┌──

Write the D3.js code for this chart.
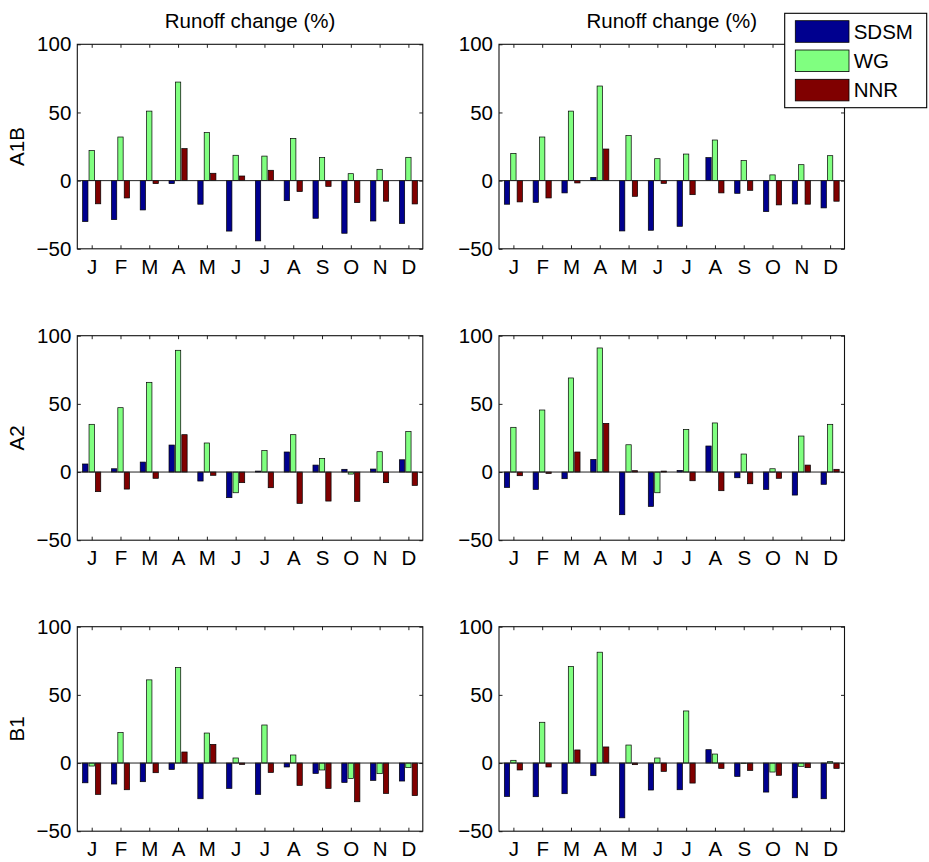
<!DOCTYPE html>
<html>
<head>
<meta charset="utf-8">
<script src="https://cdn.jsdelivr.net/npm/d3@7"></script>
<style>
  html, body { margin: 0; padding: 0; background: #fff; }
  svg { display: block; }
  text { font-family: "Liberation Sans", Arial, Helvetica, sans-serif; fill: #000; }
</style>
</head>
<body>
<svg id="chart" width="929" height="862"></svg>
<script>
// ---------- data ----------
const months = ["J","F","M","A","M","J","J","A","S","O","N","D"];
const seriesNames = ["SDSM","WG","NNR"];
const scenarios = ["A1B","A2","B1"];
const yTicks = [-50, 0, 50, 100];
const titleText = "Runoff change (%)";

// A1B, left column
const a1bLeftSDSM = [-30,-28.6,-21.5,-2.2,-17.3,-37,-44.2,-14.7,-27.6,-38.6,-29.6,-31.4];
const a1bLeftWG   = [22,32,51,72.3,35.2,18.6,18,31,16.9,5.1,8.3,17.1];
const a1bLeftNNR  = [-17,-12.7,-2.2,23.5,5.4,3.4,7.6,-8,-4.2,-16.1,-15.1,-17.1];
// A1B, right column
const a1bRightSDSM = [-17.3,-15.9,-9,2.4,-36.9,-36.4,-33.5,16.9,-9.3,-22.7,-17.1,-20];
const a1bRightWG   = [20,32,51,69.4,33,16.1,19.5,29.8,14.7,4.2,11.7,18.3];
const a1bRightNNR  = [-15.6,-12.7,-1.7,23.2,-11.5,-2,-10.3,-9,-7.1,-17.8,-17.3,-15.1];
// A2, left column
const a2LeftSDSM = [5.9,2.4,7.3,19.8,-6.6,-18.8,0.7,14.7,5.1,2,2.2,9];
const a2LeftWG   = [35,47.2,65.8,89.3,21.3,-15.2,15.7,27.4,10,-1.5,14.9,29.7];
const a2LeftNNR  = [-14.4,-12.5,-4.6,27.4,-2.4,-7.8,-11.5,-23,-21.3,-21.5,-7.8,-9.8];
// A2, right column
const a2RightSDSM = [-11.3,-12.7,-4.9,9.3,-31.3,-25.2,1.2,19.1,-4.2,-12.7,-16.9,-9];
const a2RightWG   = [32.8,45.5,69,91,20,-15.2,31.3,36,13.2,2.4,26.4,35];
const a2RightNNR  = [-2.7,-1,14.7,35.7,1,0.7,-6.4,-13.7,-8.6,-4.6,5.1,2];
// B1, left column
const b1LeftSDSM = [-14.5,-15.4,-13.7,-4.7,-26.2,-18.6,-23,-2.9,-7.6,-14.2,-12.7,-13.2];
const b1LeftWG   = [-2.2,22.3,61,70,22,3.7,27.9,5.9,-5.1,-11.3,-7.8,-3.4];
const b1LeftNNR  = [-23,-19.6,-7.1,8.1,13.7,-1,-6.9,-16.4,-18.6,-28.4,-22.3,-23.9];
// B1, right column
const b1RightSDSM = [-24.5,-24.7,-22.5,-9.3,-40.2,-19.8,-19.6,9.8,-9.8,-21.3,-25.5,-26.2];
const b1RightWG   = [2,29.9,70.8,81.3,13.2,3.7,38.2,6.6,-0.4,-6.6,-2.4,1];
const b1RightNNR  = [-5.1,-2.9,9.6,11.8,-1.2,-6.1,-14.7,-3.9,-5.4,-9,-3.4,-3.9];

const panels = [
  [[a1bLeftSDSM, a1bLeftWG, a1bLeftNNR], [a1bRightSDSM, a1bRightWG, a1bRightNNR]],
  [[a2LeftSDSM, a2LeftWG, a2LeftNNR],   [a2RightSDSM, a2RightWG, a2RightNNR]],
  [[b1LeftSDSM, b1LeftWG, b1LeftNNR],   [b1RightSDSM, b1RightWG, b1RightNNR]]
];

// ---------- layout / style ----------
const colors = ["#00008f", "#80ff80", "#800000"];
const colLeft = [77.3, 499];
const rowTop = [44.3, 335.7, 626.7];
const pw = 345.5, ph = 204.5;
const fontSize = 20.5;
const tickLen = 3.5;
const slot = 0.2222;   // group offset between series (x units)
const barW = 0.185;    // bar width (x units)

const svg = d3.select("#chart");

scenarios.forEach((scen, r) => {
  [0, 1].forEach(c => {
    const g = svg.append("g").attr("transform", `translate(${colLeft[c]},${rowTop[r]})`);
    const x = d3.scaleLinear().domain([0.5, 12.5]).range([0, pw]);
    const y = d3.scaleLinear().domain([-50, 100]).range([ph, 0]);
    const data = panels[r][c];

    // bars
    data.forEach((vals, s) => {
      g.append("g").selectAll("rect")
        .data(vals)
        .join("rect")
        .attr("x", (d, i) => x(i + 1 + (s - 1) * slot - barW / 2))
        .attr("width", x(barW) - x(0))
        .attr("y", d => y(Math.max(0, d)))
        .attr("height", d => Math.abs(y(d) - y(0)))
        .attr("fill", colors[s])
        .attr("stroke", "#000")
        .attr("stroke-width", 0.7);
    });

    // baseline
    g.append("line")
      .attr("x1", 0).attr("x2", pw)
      .attr("y1", y(0)).attr("y2", y(0))
      .attr("stroke", "#222").attr("stroke-width", 1);

    // axes
    const fmtMonth = d => months[d - 1];
    const xb = g.append("g").attr("transform", `translate(0,${ph})`)
      .call(d3.axisBottom(x).tickValues(d3.range(1, 13)).tickFormat(fmtMonth)
        .tickSizeInner(-tickLen).tickSizeOuter(0).tickPadding(10.5));
    const xt = g.append("g")
      .call(d3.axisTop(x).tickValues(d3.range(1, 13)).tickFormat("")
        .tickSizeInner(-tickLen).tickSizeOuter(0));
    const yl = g.append("g")
      .call(d3.axisLeft(y).tickValues(yTicks).tickFormat(d => d < 0 ? "\u221250" : d)
        .tickSizeInner(-tickLen).tickSizeOuter(0).tickPadding(6));
    const yr = g.append("g").attr("transform", `translate(${pw},0)`)
      .call(d3.axisRight(y).tickValues(yTicks).tickFormat("")
        .tickSizeInner(-tickLen).tickSizeOuter(0));
    [xb, xt, yl, yr].forEach(a => {
      a.select(".domain").remove();
      a.selectAll(".tick line").attr("stroke", "#222");
      a.selectAll("text").attr("font-size", fontSize)
        .attr("font-family", '"Liberation Sans", Arial, sans-serif').attr("fill", "#000");
    });

    // box
    g.append("rect").attr("x", 0).attr("y", 0).attr("width", pw).attr("height", ph)
      .attr("fill", "none").attr("stroke", "#111").attr("stroke-width", 1.1);

    // y label (left column only)
    if (c === 0) {
      g.append("text")
        .attr("transform", `translate(${17 - colLeft[c]},${ph / 2}) rotate(-90)`)
        .attr("text-anchor", "middle").attr("dy", "0.35em")
        .attr("font-size", fontSize).text(scen);
    }
    // titles (top row only)
    if (r === 0) {
      g.append("text")
        .attr("x", pw / 2).attr("y", 28 - rowTop[r])
        .attr("text-anchor", "middle").attr("font-size", fontSize).text(titleText);
    }
  });
});

// legend
const lg = svg.append("g").attr("transform", "translate(784.7,13.3)");
lg.append("rect").attr("x", 0).attr("y", 0).attr("width", 142).attr("height", 94.4)
  .attr("fill", "#fff").attr("stroke", "#000").attr("stroke-width", 1.1);
seriesNames.forEach((name, i) => {
  lg.append("rect")
    .attr("x", 10.6).attr("y", 7.4 + i * 29.3).attr("width", 53.7).attr("height", 21.6)
    .attr("fill", colors[i]).attr("stroke", "#000").attr("stroke-width", 0.8);
  lg.append("text")
    .attr("x", 69).attr("y", 18.2 + i * 29.3).attr("dy", "0.35em")
    .attr("font-size", fontSize).text(name);
});
</script>
</body>
</html>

└──

Keep the pictures out of the copy and write out the data exactly as it stands.

● Output below
Write the D3.js code for this chart.
<!DOCTYPE html>
<html>
<head>
<meta charset="utf-8">
<script src="https://cdn.jsdelivr.net/npm/d3@7"></script>
<style>
  html, body { margin: 0; padding: 0; background: #fff; }
  svg { display: block; }
  text { font-family: "Liberation Sans", Arial, Helvetica, sans-serif; fill: #000; }
</style>
</head>
<body>
<svg id="chart" width="929" height="862"></svg>
<script>
// ---------- data ----------
const months = ["J","F","M","A","M","J","J","A","S","O","N","D"];
const seriesNames = ["SDSM","WG","NNR"];
const scenarios = ["A1B","A2","B1"];
const yTicks = [-50, 0, 50, 100];
const titleText = "Runoff change (%)";

// A1B, left column
const a1bLeftSDSM = [-30,-28.6,-21.5,-2.2,-17.3,-37,-44.2,-14.7,-27.6,-38.6,-29.6,-31.4];
const a1bLeftWG   = [22,32,51,72.3,35.2,18.6,18,31,16.9,5.1,8.3,17.1];
const a1bLeftNNR  = [-17,-12.7,-2.2,23.5,5.4,3.4,7.6,-8,-4.2,-16.1,-15.1,-17.1];
// A1B, right column
const a1bRightSDSM = [-17.3,-15.9,-9,2.4,-36.9,-36.4,-33.5,16.9,-9.3,-22.7,-17.1,-20];
const a1bRightWG   = [20,32,51,69.4,33,16.1,19.5,29.8,14.7,4.2,11.7,18.3];
const a1bRightNNR  = [-15.6,-12.7,-1.7,23.2,-11.5,-2,-10.3,-9,-7.1,-17.8,-17.3,-15.1];
// A2, left column
const a2LeftSDSM = [5.9,2.4,7.3,19.8,-6.6,-18.8,0.7,14.7,5.1,2,2.2,9];
const a2LeftWG   = [35,47.2,65.8,89.3,21.3,-15.2,15.7,27.4,10,-1.5,14.9,29.7];
const a2LeftNNR  = [-14.4,-12.5,-4.6,27.4,-2.4,-7.8,-11.5,-23,-21.3,-21.5,-7.8,-9.8];
// A2, right column
const a2RightSDSM = [-11.3,-12.7,-4.9,9.3,-31.3,-25.2,1.2,19.1,-4.2,-12.7,-16.9,-9];
const a2RightWG   = [32.8,45.5,69,91,20,-15.2,31.3,36,13.2,2.4,26.4,35];
const a2RightNNR  = [-2.7,-1,14.7,35.7,1,0.7,-6.4,-13.7,-8.6,-4.6,5.1,2];
// B1, left column
const b1LeftSDSM = [-14.5,-15.4,-13.7,-4.7,-26.2,-18.6,-23,-2.9,-7.6,-14.2,-12.7,-13.2];
const b1LeftWG   = [-2.2,22.3,61,70,22,3.7,27.9,5.9,-5.1,-11.3,-7.8,-3.4];
const b1LeftNNR  = [-23,-19.6,-7.1,8.1,13.7,-1,-6.9,-16.4,-18.6,-28.4,-22.3,-23.9];
// B1, right column
const b1RightSDSM = [-24.5,-24.7,-22.5,-9.3,-40.2,-19.8,-19.6,9.8,-9.8,-21.3,-25.5,-26.2];
const b1RightWG   = [2,29.9,70.8,81.3,13.2,3.7,38.2,6.6,-0.4,-6.6,-2.4,1];
const b1RightNNR  = [-5.1,-2.9,9.6,11.8,-1.2,-6.1,-14.7,-3.9,-5.4,-9,-3.4,-3.9];

const panels = [
  [[a1bLeftSDSM, a1bLeftWG, a1bLeftNNR], [a1bRightSDSM, a1bRightWG, a1bRightNNR]],
  [[a2LeftSDSM, a2LeftWG, a2LeftNNR],   [a2RightSDSM, a2RightWG, a2RightNNR]],
  [[b1LeftSDSM, b1LeftWG, b1LeftNNR],   [b1RightSDSM, b1RightWG, b1RightNNR]]
];

// ---------- layout / style ----------
const colors = ["#00008f", "#80ff80", "#800000"];
const colLeft = [77.3, 499];
const rowTop = [44.3, 335.7, 626.7];
const pw = 345.5, ph = 204.5;
const fontSize = 20.5;
const tickLen = 3.5;
const slot = 0.2222;   // group offset between series (x units)
const barW = 0.185;    // bar width (x units)

const svg = d3.select("#chart");

scenarios.forEach((scen, r) => {
  [0, 1].forEach(c => {
    const g = svg.append("g").attr("transform", `translate(${colLeft[c]},${rowTop[r]})`);
    const x = d3.scaleLinear().domain([0.5, 12.5]).range([0, pw]);
    const y = d3.scaleLinear().domain([-50, 100]).range([ph, 0]);
    const data = panels[r][c];

    // bars
    data.forEach((vals, s) => {
      g.append("g").selectAll("rect")
        .data(vals)
        .join("rect")
        .attr("x", (d, i) => x(i + 1 + (s - 1) * slot - barW / 2))
        .attr("width", x(barW) - x(0))
        .attr("y", d => y(Math.max(0, d)))
        .attr("height", d => Math.abs(y(d) - y(0)))
        .attr("fill", colors[s])
        .attr("stroke", "#000")
        .attr("stroke-width", 0.7);
    });

    // baseline
    g.append("line")
      .attr("x1", 0).attr("x2", pw)
      .attr("y1", y(0)).attr("y2", y(0))
      .attr("stroke", "#222").attr("stroke-width", 1);

    // axes
    const fmtMonth = d => months[d - 1];
    const xb = g.append("g").attr("transform", `translate(0,${ph})`)
      .call(d3.axisBottom(x).tickValues(d3.range(1, 13)).tickFormat(fmtMonth)
        .tickSizeInner(-tickLen).tickSizeOuter(0).tickPadding(10.5));
    const xt = g.append("g")
      .call(d3.axisTop(x).tickValues(d3.range(1, 13)).tickFormat("")
        .tickSizeInner(-tickLen).tickSizeOuter(0));
    const yl = g.append("g")
      .call(d3.axisLeft(y).tickValues(yTicks).tickFormat(d => d < 0 ? "\u221250" : d)
        .tickSizeInner(-tickLen).tickSizeOuter(0).tickPadding(6));
    const yr = g.append("g").attr("transform", `translate(${pw},0)`)
      .call(d3.axisRight(y).tickValues(yTicks).tickFormat("")
        .tickSizeInner(-tickLen).tickSizeOuter(0));
    [xb, xt, yl, yr].forEach(a => {
      a.select(".domain").remove();
      a.selectAll(".tick line").attr("stroke", "#222");
      a.selectAll("text").attr("font-size", fontSize)
        .attr("font-family", '"Liberation Sans", Arial, sans-serif').attr("fill", "#000");
    });

    // box
    g.append("rect").attr("x", 0).attr("y", 0).attr("width", pw).attr("height", ph)
      .attr("fill", "none").attr("stroke", "#111").attr("stroke-width", 1.1);

    // y label (left column only)
    if (c === 0) {
      g.append("text")
        .attr("transform", `translate(${17 - colLeft[c]},${ph / 2}) rotate(-90)`)
        .attr("text-anchor", "middle").attr("dy", "0.35em")
        .attr("font-size", fontSize).text(scen);
    }
    // titles (top row only)
    if (r === 0) {
      g.append("text")
        .attr("x", pw / 2).attr("y", 28 - rowTop[r])
        .attr("text-anchor", "middle").attr("font-size", fontSize).text(titleText);
    }
  });
});

// legend
const lg = svg.append("g").attr("transform", "translate(784.7,13.3)");
lg.append("rect").attr("x", 0).attr("y", 0).attr("width", 142).attr("height", 94.4)
  .attr("fill", "#fff").attr("stroke", "#000").attr("stroke-width", 1.1);
seriesNames.forEach((name, i) => {
  lg.append("rect")
    .attr("x", 10.6).attr("y", 7.4 + i * 29.3).attr("width", 53.7).attr("height", 21.6)
    .attr("fill", colors[i]).attr("stroke", "#000").attr("stroke-width", 0.8);
  lg.append("text")
    .attr("x", 69).attr("y", 18.2 + i * 29.3).attr("dy", "0.35em")
    .attr("font-size", fontSize).text(name);
});
</script>
</body>
</html>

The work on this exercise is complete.